National, News

Activist calls for downsizing of government

By Bida Elly David

A civil society advocates for downsizing of the legislature and the executive of the unity government, saying the huge number consumes government funds without productivity.

Executive director of the Community Empowerment for Progress Organization (CEPO), Edmund Yakani terms the current parliament of 550 lawmakers, as an income-consuming institution.

He said there is a need for an urgent reduction of that number as soon as possible through democratic elections, as anticipated.

Yakani stated that the executive, which consists of many ministers, ought to be reduced as well to a certain number, adding that that would lessen the burden on the stretched national budget.

“This 550-member parliament is a consuming and not productive. We need to reduce it. Out of the 35 ministers, we need at least 10 to go home. we need to have a sizeable government,” Yakani argued.

The activist echoed that whether the government likes it or not, elections must be compulsory for citizens to have a chance to vote for competent leaders capable of delivering services to them.

CPEO’s boss underscored that out of the three organs of the government, the executive and some complicated lawmakers in the august house are so destructive and not interested in holding elections.

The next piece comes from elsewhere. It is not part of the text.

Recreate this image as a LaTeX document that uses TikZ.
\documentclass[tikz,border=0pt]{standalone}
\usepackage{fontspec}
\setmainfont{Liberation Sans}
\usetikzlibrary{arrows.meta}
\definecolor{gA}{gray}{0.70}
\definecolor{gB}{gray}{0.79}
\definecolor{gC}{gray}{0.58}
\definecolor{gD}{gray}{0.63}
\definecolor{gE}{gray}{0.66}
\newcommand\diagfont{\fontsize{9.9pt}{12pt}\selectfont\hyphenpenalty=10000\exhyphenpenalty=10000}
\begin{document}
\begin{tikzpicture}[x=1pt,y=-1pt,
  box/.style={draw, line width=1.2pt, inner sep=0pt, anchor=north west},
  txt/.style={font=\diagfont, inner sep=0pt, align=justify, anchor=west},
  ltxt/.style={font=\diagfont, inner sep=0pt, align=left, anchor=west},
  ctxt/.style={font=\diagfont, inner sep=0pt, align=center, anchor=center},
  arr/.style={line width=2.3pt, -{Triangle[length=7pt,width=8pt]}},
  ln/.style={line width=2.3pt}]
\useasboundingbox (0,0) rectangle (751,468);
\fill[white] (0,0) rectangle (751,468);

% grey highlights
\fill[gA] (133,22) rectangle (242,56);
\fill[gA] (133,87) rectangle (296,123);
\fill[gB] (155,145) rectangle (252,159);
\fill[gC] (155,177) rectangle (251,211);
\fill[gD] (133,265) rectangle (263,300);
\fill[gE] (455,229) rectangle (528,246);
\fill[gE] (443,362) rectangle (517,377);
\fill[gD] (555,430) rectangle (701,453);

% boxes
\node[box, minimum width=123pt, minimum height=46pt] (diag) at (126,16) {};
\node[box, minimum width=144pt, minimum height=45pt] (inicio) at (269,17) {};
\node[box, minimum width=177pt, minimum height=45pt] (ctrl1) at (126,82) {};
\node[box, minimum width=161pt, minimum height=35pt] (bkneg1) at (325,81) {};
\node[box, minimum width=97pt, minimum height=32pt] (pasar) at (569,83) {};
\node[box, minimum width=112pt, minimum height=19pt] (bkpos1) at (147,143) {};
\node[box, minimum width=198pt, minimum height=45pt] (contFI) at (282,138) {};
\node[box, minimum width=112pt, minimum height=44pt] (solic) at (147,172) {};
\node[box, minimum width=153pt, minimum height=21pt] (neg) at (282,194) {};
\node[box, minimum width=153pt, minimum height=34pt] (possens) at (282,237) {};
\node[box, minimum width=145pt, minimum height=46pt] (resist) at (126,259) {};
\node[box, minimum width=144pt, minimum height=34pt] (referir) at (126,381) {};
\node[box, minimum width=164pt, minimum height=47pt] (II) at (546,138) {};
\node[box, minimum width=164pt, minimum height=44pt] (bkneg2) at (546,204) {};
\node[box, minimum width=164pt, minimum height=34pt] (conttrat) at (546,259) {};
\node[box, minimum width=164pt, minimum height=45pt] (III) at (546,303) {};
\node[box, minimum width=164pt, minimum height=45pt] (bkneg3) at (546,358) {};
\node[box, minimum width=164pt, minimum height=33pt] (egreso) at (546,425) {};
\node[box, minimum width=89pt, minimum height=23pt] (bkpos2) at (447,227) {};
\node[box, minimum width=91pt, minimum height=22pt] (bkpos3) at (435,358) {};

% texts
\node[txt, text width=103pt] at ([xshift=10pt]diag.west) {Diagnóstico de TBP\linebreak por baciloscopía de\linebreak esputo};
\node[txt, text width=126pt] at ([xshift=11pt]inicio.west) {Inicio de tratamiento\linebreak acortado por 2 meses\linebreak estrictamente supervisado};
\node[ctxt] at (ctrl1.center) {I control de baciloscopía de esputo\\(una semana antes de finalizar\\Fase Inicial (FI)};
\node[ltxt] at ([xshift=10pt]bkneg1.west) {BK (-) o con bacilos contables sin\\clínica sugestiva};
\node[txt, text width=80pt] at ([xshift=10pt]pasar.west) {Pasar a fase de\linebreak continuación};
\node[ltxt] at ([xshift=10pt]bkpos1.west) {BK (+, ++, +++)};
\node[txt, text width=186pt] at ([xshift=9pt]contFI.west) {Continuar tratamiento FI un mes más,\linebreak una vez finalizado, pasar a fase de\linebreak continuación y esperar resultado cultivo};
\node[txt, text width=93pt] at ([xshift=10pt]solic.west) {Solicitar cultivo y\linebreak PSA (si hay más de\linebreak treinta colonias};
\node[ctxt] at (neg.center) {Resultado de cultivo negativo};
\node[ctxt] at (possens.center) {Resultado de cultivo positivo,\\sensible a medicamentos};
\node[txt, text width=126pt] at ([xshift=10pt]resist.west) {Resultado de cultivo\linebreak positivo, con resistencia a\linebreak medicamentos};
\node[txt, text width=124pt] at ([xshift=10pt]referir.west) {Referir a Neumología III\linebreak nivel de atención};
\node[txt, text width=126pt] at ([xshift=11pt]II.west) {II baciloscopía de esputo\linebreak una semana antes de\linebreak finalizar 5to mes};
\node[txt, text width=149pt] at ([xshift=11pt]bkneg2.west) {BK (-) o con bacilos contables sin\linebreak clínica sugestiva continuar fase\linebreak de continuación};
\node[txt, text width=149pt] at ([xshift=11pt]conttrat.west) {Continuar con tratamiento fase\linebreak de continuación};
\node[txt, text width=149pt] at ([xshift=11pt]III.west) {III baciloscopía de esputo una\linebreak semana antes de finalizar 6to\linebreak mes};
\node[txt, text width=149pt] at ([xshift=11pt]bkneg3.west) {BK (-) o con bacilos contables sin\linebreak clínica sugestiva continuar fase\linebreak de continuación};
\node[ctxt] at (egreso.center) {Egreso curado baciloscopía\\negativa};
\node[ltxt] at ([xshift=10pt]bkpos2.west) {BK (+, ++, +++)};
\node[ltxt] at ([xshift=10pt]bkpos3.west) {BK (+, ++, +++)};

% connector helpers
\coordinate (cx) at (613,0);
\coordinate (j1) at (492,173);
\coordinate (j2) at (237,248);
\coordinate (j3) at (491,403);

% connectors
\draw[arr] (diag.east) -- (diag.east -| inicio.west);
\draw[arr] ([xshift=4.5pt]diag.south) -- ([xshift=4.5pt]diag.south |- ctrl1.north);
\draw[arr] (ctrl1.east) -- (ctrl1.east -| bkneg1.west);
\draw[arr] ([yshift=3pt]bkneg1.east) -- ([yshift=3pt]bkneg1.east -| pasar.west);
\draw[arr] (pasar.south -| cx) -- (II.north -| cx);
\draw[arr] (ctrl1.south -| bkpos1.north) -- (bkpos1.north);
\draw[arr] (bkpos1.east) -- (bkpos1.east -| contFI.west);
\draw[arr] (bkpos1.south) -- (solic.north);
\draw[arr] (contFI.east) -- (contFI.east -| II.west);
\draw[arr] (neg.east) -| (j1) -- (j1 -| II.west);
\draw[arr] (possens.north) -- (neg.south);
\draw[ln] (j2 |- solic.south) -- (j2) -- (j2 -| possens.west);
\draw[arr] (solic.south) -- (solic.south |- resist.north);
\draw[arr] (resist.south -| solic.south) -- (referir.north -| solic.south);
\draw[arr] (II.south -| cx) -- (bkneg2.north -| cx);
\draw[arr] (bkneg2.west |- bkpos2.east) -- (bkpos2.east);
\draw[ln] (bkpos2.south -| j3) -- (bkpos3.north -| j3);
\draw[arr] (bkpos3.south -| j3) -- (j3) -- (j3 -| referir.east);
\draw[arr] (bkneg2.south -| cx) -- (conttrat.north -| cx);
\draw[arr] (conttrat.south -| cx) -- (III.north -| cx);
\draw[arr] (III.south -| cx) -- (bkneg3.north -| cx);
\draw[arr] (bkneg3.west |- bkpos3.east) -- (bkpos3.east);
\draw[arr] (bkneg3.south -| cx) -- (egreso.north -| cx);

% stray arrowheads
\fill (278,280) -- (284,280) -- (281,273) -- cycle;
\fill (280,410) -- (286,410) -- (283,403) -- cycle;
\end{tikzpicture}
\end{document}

Yakani stated that such elements are sycophants whose intentions are to serve their own interests but not those of the vulnerable citizens undergoing suffering across the Country.

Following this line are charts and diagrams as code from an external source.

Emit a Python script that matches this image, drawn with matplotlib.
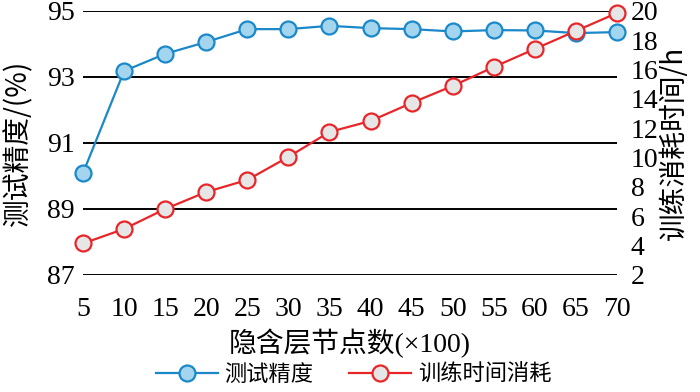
import numpy as np
import matplotlib.pyplot as plt

plt.rcParams['font.family'] = ['Liberation Serif', 'Noto Sans CJK SC']

nodes = [5, 10, 15, 20, 25, 30, 35, 40, 45, 50, 55, 60, 65, 70]
accuracy = [90.09, 93.18, 93.7, 94.06, 94.45, 94.45, 94.55, 94.48, 94.45, 94.38, 94.42, 94.41, 94.33, 94.36]
train_time = [4.15, 5.14, 6.5, 7.66, 8.48, 10.05, 11.75, 12.5, 13.73, 14.89, 16.18, 17.41, 18.64, 19.86]

blue_edge = '#1a88c9'
blue_face = '#a3d5ef'
red_edge = '#e8262a'
red_face = '#e6e6e6'

fig = plt.figure(figsize=(7, 3.92), dpi=100)
ax = fig.add_axes([0.1186, 0.2985, 0.7628, 0.6735])
ax2 = ax.twinx()

l1, = ax.plot(nodes, accuracy, color=blue_edge, lw=1.6, marker='o', ms=11.5,
              mfc=blue_face, mec=blue_edge, mew=1.6, clip_on=False, zorder=3)
l2, = ax2.plot(nodes, train_time, color=red_edge, lw=1.6, marker='o', ms=11.5,
               mfc=red_face, mec=red_edge, mew=1.6, clip_on=False, zorder=3)

ax.set_xlim(5, 70)
ax.set_ylim(87, 95)
ax2.set_ylim(2, 20)
ax.set_xticks(nodes)
ax.set_yticks([87, 89, 91, 93, 95])
ax2.set_yticks(np.arange(2, 21, 2))
ax.grid(axis='y', color='black', lw=1.4)
ax.set_axisbelow(True)

for a in (ax, ax2):
    for s in a.spines.values():
        s.set_visible(False)
    a.tick_params(length=0, labelsize=20, pad=6)
ax.tick_params(axis='x', pad=16)
ax2.tick_params(pad=10)

ax.set_ylabel('测试精度/(%)', fontsize=20, family=['Noto Sans CJK SC'], labelpad=10)
ax2.set_ylabel('训练消耗时间/h', fontsize=20, family=['Noto Sans CJK SC'], labelpad=0)
ax.set_xlabel('隐含层节点数(×100)', fontsize=20, labelpad=5)

fig.legend([l1, l2], ['测试精度', '训练时间消耗'], loc='lower center',
           bbox_to_anchor=(0.505, -0.035), ncol=2, frameon=False,
           prop={'family': 'Noto Sans CJK SC', 'size': 16},
           handlelength=2.8, handletextpad=0.3, columnspacing=1.6)

fig.savefig('out.png', dpi=100)
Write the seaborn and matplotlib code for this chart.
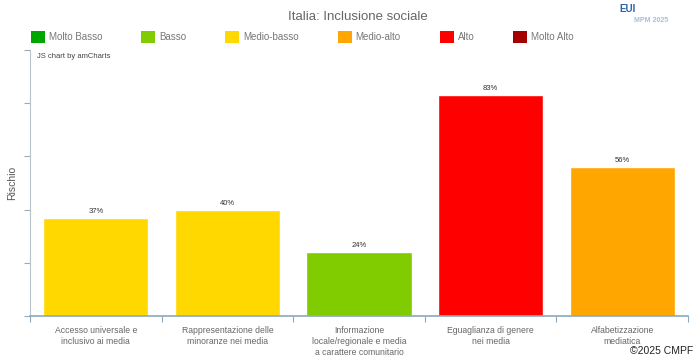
import pandas as pd
import seaborn as sns
import matplotlib.pyplot as plt
from matplotlib.patches import Patch

# --- data ---
categories = [
    "Accesso universale e\ninclusivo ai media",
    "Rappresentazione delle\nminoranze nei media",
    "Informazione\nlocale/regionale e media\na carattere comunitario",
    "Eguaglianza di genere\nnei media",
    "Alfabetizzazione\nmediatica",
]
values = [37, 40, 24, 83, 56]
risk_levels = ["Medio-basso", "Medio-basso", "Basso", "Alto", "Medio-alto"]

level_names = ["Molto Basso", "Basso", "Medio-basso", "Medio-alto", "Alto", "Molto Alto"]
level_colors = ["#00a600", "#80cc00", "#ffd800", "#ffa600", "#ff0000", "#a50000"]

df = pd.DataFrame({"cat": categories, "val": values, "level": risk_levels})
palette = dict(zip(level_names, level_colors))

sns.set_style("white")
plt.rcParams["font.family"] = ["Liberation Sans", "DejaVu Sans"]

fig = plt.figure(figsize=(7, 3.57), dpi=100)
ax = fig.add_axes([30 / 700, 1 - 316 / 357, 658 / 700, 266 / 357])

sns.barplot(data=df, x="cat", y="val", hue="level", palette=palette,
            dodge=False, width=0.8, legend=False, ax=ax, saturation=1)

for cont in ax.containers:
    ax.bar_label(cont, fmt="%d%%", fontsize=5.5, color="#333333", padding=2)

ax.set_ylim(0, 100)
ax.set_xlim(-0.5, len(categories) - 0.5)
ax.set_yticks(range(0, 101, 20))
ax.set_yticklabels([])
ax.tick_params(axis="y", left=True, length=4, color="#9aaab8", width=0.8)

ax.set_xticks(range(len(categories)))
ax.set_xticklabels(categories, fontsize=6.2, color="#666666", linespacing=1.25)
ax.tick_params(axis="x", bottom=False, pad=4)
ax.set_xticks([i - 0.5 for i in range(len(categories) + 1)], minor=True)
ax.tick_params(axis="x", which="minor", bottom=True, length=4, color="#8aa8bf", width=0.8)

ax.set_xlabel("")
ax.set_ylabel("Rischio", fontsize=7.5, color="#555555")
ax.yaxis.set_label_coords(-13 / 658, 0.5)

for side in ["top", "right"]:
    ax.spines[side].set_visible(False)
ax.spines["left"].set_color("#b8c4cc")
ax.spines["bottom"].set_color("#8aa8bf")
ax.spines["bottom"].set_linewidth(1.2)

# legend
handles = [Patch(facecolor=c, edgecolor="none") for c in level_colors]
fig.legend(handles, level_names, loc="center left", bbox_to_anchor=(27 / 700, 1 - 37 / 357),
           ncol=6, frameon=False, fontsize=7.0, handlelength=1.45, handleheight=1.45,
           handletextpad=0.4, columnspacing=4.0, labelcolor="#777777", borderaxespad=0)

fig.text(358 / 700, 1 - 17 / 357, "Italia: Inclusione sociale", ha="center", va="center",
         fontsize=9.5, color="#666666")
fig.text(37 / 700, 1 - 57 / 357, "JS chart by amCharts", ha="left", va="center",
         fontsize=5.5, color="#444444")
fig.text(693 / 700, 1 - 351 / 357, "©2025 CMPF", ha="right", va="center",
         fontsize=7.5, color="#222222")
fig.text(628 / 700, 1 - 9 / 357, "EUI", ha="center", va="center",
         fontsize=7, fontweight="bold", color="#2b63a8")
fig.text(668 / 700, 1 - 20 / 357, "MPM 2025", ha="right", va="center",
         fontsize=5, fontweight="bold", color="#9fc0e0")

fig.savefig("out.png", dpi=100)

“Election is compulsory; therefore, there is no excuse for it, and we must make sure to see a proper budget for it. It is very clear that the executives are not interested in elections,” he proclaimed.

Yakani warned that another extension of the transitional government would be dangerous, especially for monetary consumption with no clear meaning.

“If we continue the extension of the extended government, it is a financial insecurity and a burden because it is a must to have elections,” he insisted.

The activist further underlined that elections would also have another drawback if wages for the army were not fully guaranteed.

“Imagine, lawmakers sit under AC and soldiers stand outside there with their wages so small. How do you expect protection while you are paid more than the mere soldier, who makes 0.1% of the income?” he questioned.

Yakani further stressed that unless the lawmakers represent the voices of the people, there will never be peace and rest for them in their seats occupied for no good task.